**Task:** Print nothing but the lines from the start of the listing below through the line that contains "import * as". Do not include the pictures.

■ ■ ■

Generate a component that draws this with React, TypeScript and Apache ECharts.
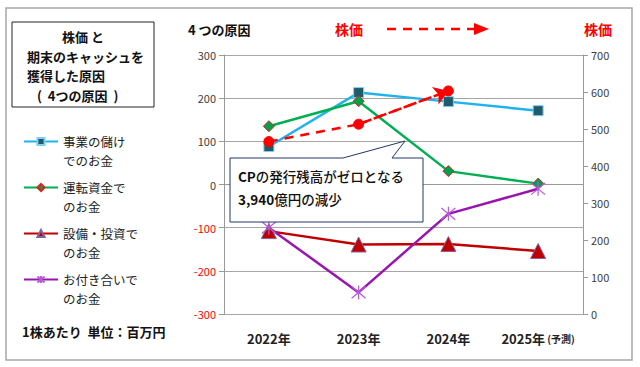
import React, { useEffect, useRef } from "react";
import * as echarts from "echarts";

const categories = ["2022年", "2023年", "2024年", "2025年"];
const seriesNames = ["事業の儲け\nでのお金", "運転資金で\nのお金", "設備・投資で\nのお金", "お付き合いで\nのお金"];
const bizProfit = [88, 213, 192, 171];
const workingCapital = [135, 193, 31, 2];
const capex = [-108, -139, -138, -154];
const relations = [-100, -250, -68, -10];
const stockPrice = [466, 513, 603];
const leftTicks = { min: -300, max: 300, interval: 100 };
const rightTicks = { min: 0, max: 700, interval: 100 };

const JP = '"Noto Sans CJK JP", "Noto Sans", sans-serif';
const ASTER = "path://M1,1L11,11M11,1L1,11M6,0L6,12";

export default function App() {
  const ref = useRef<HTMLDivElement>(null);
  useEffect(() => {
    if (!ref.current) return;
    const chart = echarts.init(ref.current, undefined, { renderer: "svg" });
    const lw = 2.5;
    chart.setOption({
      animation: false,
      textStyle: { fontFamily: JP },
      grid: { left: 224, right: 57, top: 55, bottom: 53 },
      legend: {
        orient: "vertical",
        left: 18,
        top: 108,
        itemWidth: 34,
        itemHeight: 9,
        itemGap: -11,
        data: seriesNames,
        formatter: (n: string) => " \n" + n,
        textStyle: { fontSize: 12.5, lineHeight: 19, color: "#222", fontFamily: JP },
        selectedMode: false,
      },
      xAxis: {
        type: "category",
        data: categories,
        axisLine: { show: true, lineStyle: { color: "#999" } },
        axisTick: { show: false },
        axisLabel: {
          interval: 0,
          margin: 18,
          formatter: (v: string) => (v === "2025年" ? "{b|" + v + "}{s| (予測)}" : "{b|" + v + "}"),
          rich: {
            b: { fontSize: 13, fontWeight: "bold", color: "#222", fontFamily: JP },
            s: { fontSize: 10, fontWeight: "bold", color: "#222", fontFamily: JP },
          },
        },
      },
      yAxis: [
        {
          type: "value",
          ...leftTicks,
          axisLine: { show: true, lineStyle: { color: "#999" } },
          axisTick: { show: true, length: 5, lineStyle: { color: "#999" } },
          splitLine: { show: true, lineStyle: { color: "#A6A6A6", width: 1 } },
          axisLabel: {
            fontSize: 11,
            color: (v: any) => (Number(v) < 0 ? "#FF0000" : "#404040"),
            margin: 8,
          },
        },
        {
          type: "value",
          ...rightTicks,
          axisLine: { show: true, lineStyle: { color: "#999" } },
          axisTick: { show: true, length: 5, lineStyle: { color: "#999" } },
          splitLine: { show: false },
          axisLabel: { fontSize: 11, color: "#404040", margin: 8 },
        },
      ],
      series: [
        {
          name: seriesNames[0],
          type: "line",
          data: bizProfit,
          symbol: "rect",
          symbolSize: 10,
          lineStyle: { color: "#1FB3EC", width: lw },
          itemStyle: { color: "#215A6B", borderColor: "#7FD0F0", borderWidth: 1 },
          z: 3,
        },
        {
          name: seriesNames[1],
          type: "line",
          data: workingCapital,
          symbol: "diamond",
          symbolSize: 11,
          lineStyle: { color: "#00B050", width: lw },
          itemStyle: { color: "#00A050", borderColor: "#E0201C", borderWidth: 1 },
          z: 3,
        },
        {
          name: seriesNames[2],
          type: "line",
          data: capex,
          symbol: "triangle",
          symbolSize: 15,
          lineStyle: { color: "#C00000", width: lw },
          itemStyle: { color: "#C00000", borderColor: "#8064A2", borderWidth: 1 },
          z: 3,
        },
        {
          name: seriesNames[3],
          type: "line",
          data: relations,
          symbol: ASTER,
          symbolSize: 14,
          lineStyle: { color: "#9A14B0", width: lw },
          itemStyle: { color: "none", borderColor: "#B45CD6", borderWidth: 1.2 },
          z: 3,
        },
        {
          name: "株価",
          type: "line",
          yAxisIndex: 1,
          data: stockPrice,
          symbol: "circle",
          symbolSize: 10,
          lineStyle: { color: "#FF0000", width: lw, type: [9, 7] },
          itemStyle: { color: "#FF0000", borderColor: "#FF0000", borderWidth: 1 },
          z: 4,
          markLine: {
            silent: true,
            symbol: ["none", "arrow"],
            symbolSize: 14,
            label: { show: false },
            lineStyle: { color: "#FF0000", width: lw, type: [9, 7] },
            data: [[{ coord: [categories[1], stockPrice[1]] }, { coord: [categories[2], stockPrice[2]] }]],
          },
        },
      ],
      graphic: [
        { type: "rect", shape: { x: 6, y: 8, width: 626, height: 352 }, style: { fill: "none", stroke: "#A6A6A6", lineWidth: 1.5 }, z: -1 },
        { type: "rect", shape: { x: 12, y: 22, width: 142, height: 85 }, style: { fill: "#fff", stroke: "#222", lineWidth: 1 } },
        { type: "text", x: 62, y: 36, style: { text: "株価 と", font: "bold 13px " + JP, fill: "#111", verticalAlign: "middle" } },
        { type: "text", x: 27, y: 56, style: { text: "期末のキャッシュを", font: "bold 13px " + JP, fill: "#111", verticalAlign: "middle" } },
        { type: "text", x: 27, y: 75, style: { text: "獲得した原因", font: "bold 13px " + JP, fill: "#111", verticalAlign: "middle" } },
        { type: "text", x: 37, y: 95, style: { text: "(  4つの原因  )", font: "bold 13px " + JP, fill: "#111", verticalAlign: "middle" } },
        { type: "text", x: 22, y: 331, style: { text: "1株あたり  単位：百万円", font: "bold 13px " + JP, fill: "#111", verticalAlign: "middle" } },
        { type: "text", x: 188, y: 29, style: { text: "4 つの原因", font: "bold 13px " + JP, fill: "#111", verticalAlign: "middle" } },
        { type: "text", x: 335, y: 29, style: { text: "株価", font: "bold 14px " + JP, fill: "#FF0000", verticalAlign: "middle" } },
        { type: "text", x: 584, y: 29, style: { text: "株価", font: "bold 14px " + JP, fill: "#FF0000", verticalAlign: "middle" } },
        { type: "line", shape: { x1: 387, y1: 29, x2: 476, y2: 29 }, style: { stroke: "#FF0000", lineWidth: 2.5, lineDash: [9, 7] } },
        { type: "polygon", shape: { points: [[474, 23], [489, 29], [474, 35]] }, style: { fill: "#FF0000" } },
        {
          type: "polygon",
          shape: { points: [[230, 158], [343, 158], [405, 141], [392, 158], [423, 158], [423, 222], [230, 222]] },
          style: { fill: "#fff", stroke: "#1F3864", lineWidth: 1 },
          z: 10,
        },
        {
          type: "text",
          x: 238,
          y: 176,
          z: 11,
          style: {
            text: "{b|CP}{n|の発行残高がゼロとなる}",
            verticalAlign: "middle",
            rich: {
              b: { font: "bold 13.5px " + JP, fill: "#111" },
              n: { font: "500 13.5px " + JP, fill: "#111" },
            },
          },
        },
        {
          type: "text",
          x: 238,
          y: 199,
          z: 11,
          style: {
            text: "{b|3,940}{n|億円の減少}",
            verticalAlign: "middle",
            rich: {
              b: { font: "bold 13.5px " + JP, fill: "#111" },
              n: { font: "500 13.5px " + JP, fill: "#111" },
            },
          },
        },
      ],
    });
    return () => chart.dispose();
  }, []);
  return <div ref={ref} style={{ position: "fixed", left: 0, top: 0, width: 640, height: 367, background: "#fff" }} />;
}
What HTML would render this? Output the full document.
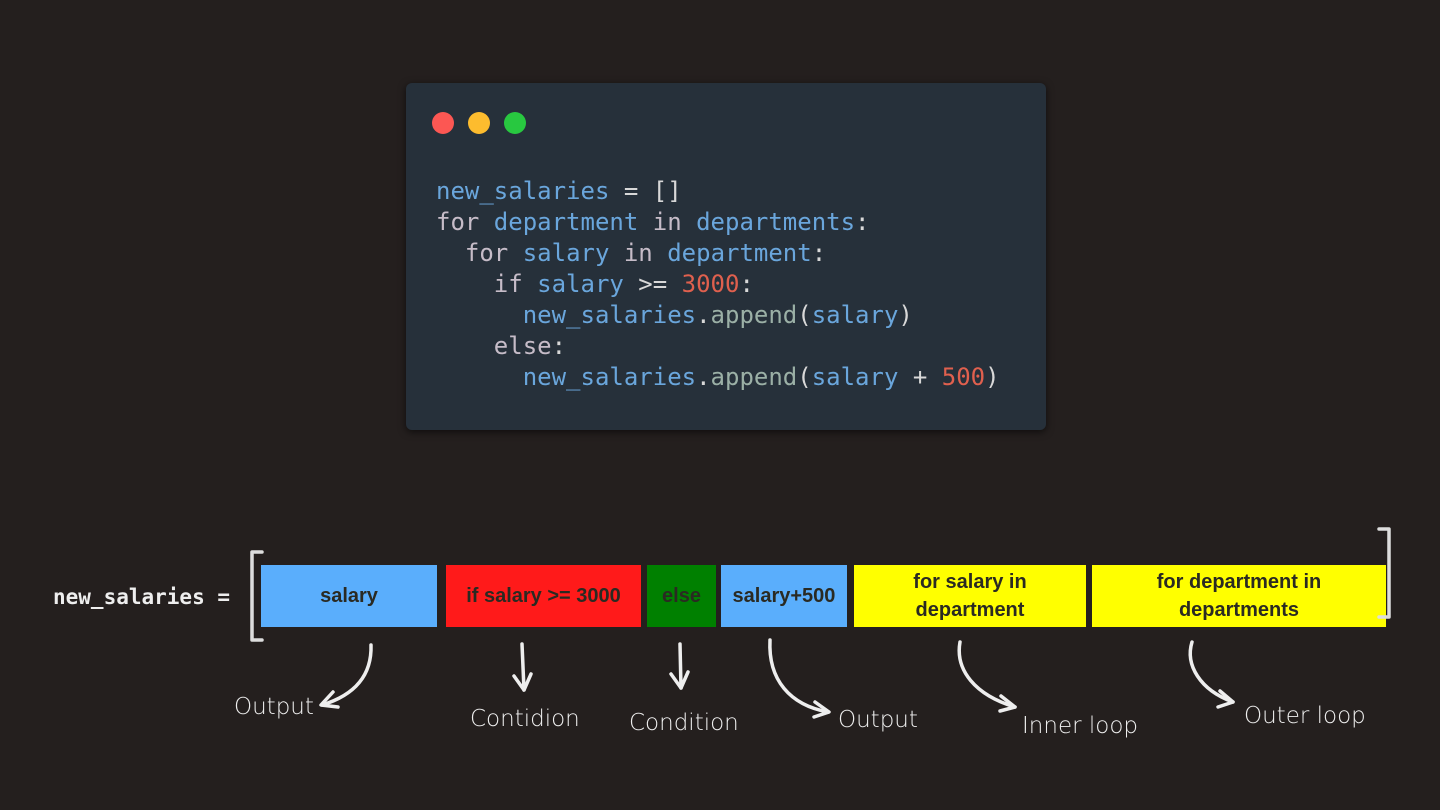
<!DOCTYPE html>
<html><head><meta charset="utf-8"><style>
body{margin:0;width:1440px;height:810px;background:#241f1e;position:relative;overflow:hidden;font-family:"Liberation Sans",sans-serif}
.code{position:absolute;left:406px;top:83px;width:640px;height:347px;background:#26303a;border-radius:6px;box-shadow:0 2px 8px rgba(0,0,0,.6)}
.dot{position:absolute;top:112px;width:22px;height:22px;border-radius:50%}
pre{position:absolute;left:436px;top:176px;margin:0;font-family:"DejaVu Sans Mono","Liberation Mono",monospace;font-size:24px;line-height:31px;color:#6aa6dc}
.k{color:#c6bcc8}.n{color:#e0604e}.w{color:#d8d8d8}.f{color:#9bb0a6}
.b{position:absolute;top:565px;height:62px;display:flex;align-items:center;justify-content:center;text-align:center;font-weight:bold;font-size:20px;color:#2a2a22;line-height:28px}
.lbl{position:absolute;color:#eee;font-size:23px;font-family:"DejaVu Sans","Liberation Sans",sans-serif;font-weight:200}
</style></head><body>
<div class="code"></div>
<div class="dot" style="left:432px;background:#fc5753"></div>
<div class="dot" style="left:468px;background:#fdbc2e"></div>
<div class="dot" style="left:504px;background:#28c840"></div>
<pre>new_salaries <span class="w">= []</span>
<span class="k">for</span> department <span class="k">in</span> departments<span class="w">:</span>
  <span class="k">for</span> salary <span class="k">in</span> department<span class="w">:</span>
    <span class="k">if</span> salary <span class="w">&gt;=</span> <span class="n">3000</span><span class="w">:</span>
      new_salaries<span class="w">.</span><span class="f">append</span><span class="w">(</span>salary<span class="w">)</span>
    <span class="k">else</span><span class="w">:</span>
      new_salaries<span class="w">.</span><span class="f">append</span><span class="w">(</span>salary <span class="w">+</span> <span class="n">500</span><span class="w">)</span></pre>
<div style="position:absolute;left:53px;top:585px;color:#eee;font-family:'DejaVu Sans Mono',monospace;font-weight:bold;font-size:21px">new_salaries =</div>
<div class="b" style="left:261px;width:176px;background:#5aaefc">salary</div>
<div class="b" style="left:446px;width:195px;background:#ff1a1a">if salary &gt;= 3000</div>
<div class="b" style="left:647px;width:69px;background:#008000">else</div>
<div class="b" style="left:721px;width:126px;background:#5aaefc">salary+500</div>
<div class="b" style="left:854px;width:232px;background:#ffff00">for salary in<br>department</div>
<div class="b" style="left:1092px;width:294px;background:#ffff00">for department in<br>departments</div>
<svg width="1440" height="810" style="position:absolute;left:0;top:0" fill="none" stroke="#eee" stroke-width="3.5" stroke-linecap="round" stroke-linejoin="round">
<path d="M262 552 H252 V640 H262" stroke="#ddd"/>
<path d="M1379 529 H1389 V617 H1379" stroke="#ddd"/>
<path d="M371 645 C372 675 355 695 322 705"/><path d="M333 692 L321 705 L338 707"/>
<path d="M522 644 L524 690"/><path d="M514 676 L524 690 L531 674"/>
<path d="M680 644 L681 688"/><path d="M671 674 L681 688 L688 672"/>
<path d="M770 640 C768 680 790 705 828 712"/><path d="M815 702 L829 712 L814 717"/>
<path d="M960 642 C955 670 975 695 1015 707"/><path d="M1001 696 L1015 707 L1000 711"/>
<path d="M1192 642 C1185 665 1200 690 1233 702"/><path d="M1220 691 L1233 702 L1218 707"/>
</svg>
<div class="lbl" style="left:234px;top:694px">Output</div>
<div class="lbl" style="left:470px;top:706px">Contidion</div>
<div class="lbl" style="left:629px;top:710px">Condition</div>
<div class="lbl" style="left:838px;top:707px">Output</div>
<div class="lbl" style="left:1022px;top:713px">Inner loop</div>
<div class="lbl" style="left:1244px;top:703px">Outer loop</div>
</body></html>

■ ■ ■

**Solution for this task:**
Generate a component that draws this with React, TypeScript and Apache ECharts.
import React, { useEffect, useRef } from "react";
import * as echarts from "echarts";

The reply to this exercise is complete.